Dice llamarse Morris Gibson y ser abogado de Canadá, o sea, canadiense. El angelito me ha escrito porque tiene una transacción de fondo de herencia para esta que escribe, la misma que viste y calza. Resulta que su cliente, y toda su familia (pobres, qué tristeza), han fallecido al unísono, esto es, a la vez. Un banco situado en el oeste de África, en la República Togolesa, custodia la friolera de 13.580.000 dólares (¿canadienses, americanos?, esto no lo aclara) que el cliente ahorró (ganó, robó, estafó, contrabandeó...) para mí. Bueno, no se sabe exactamente si para mí, pero es que Gibson, Morris para los amigos y clientes, dice que tengo el mismo apellido que su cliente fallecido. No sé qué apellido compartimos, pero es sabido que para los ¿americanos? , ¿canadienses?, solo importa uno. La verdad es que no dejo de darle vueltas a la enormidad de la cantidad. ¿Cómo llegaría a las manos del cliente del abogado canadiense? ¡A ver si es que encontró el Tesoro de Moscú! O El Dorado... Igual era un cazatesoros, o un narco, o un influencer. Estoy en un sinvivir.

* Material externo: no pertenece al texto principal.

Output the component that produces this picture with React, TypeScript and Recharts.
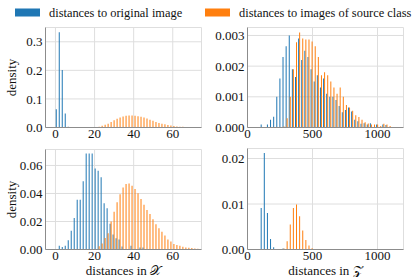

Y luego está el pobre Gibson. Me lo imagino indagando en archivos familiares y árboles genealógicos hasta dar conmigo, la HEREDERA con mayúsculas. Pide fervorosamente (me lo solicita, me lo ruega) que le contacte. Quiere que hagamos buenos negocios juntos.
Este correo me ha recordado otro de hace años. En él se me pedía dinero para parar unas fotos que me había hecho un detective. El supuesto remitente no era el detective, sino el que me acompañaba en las fotos inexistentes.
Me pregunto cuán desesperado ha de estar uno para picar el anzuelo de la herencia multimillonaria. Cuán culpable ha de sentirse para pagar sin rechistar.
La vida, a veces, es como una mala novela.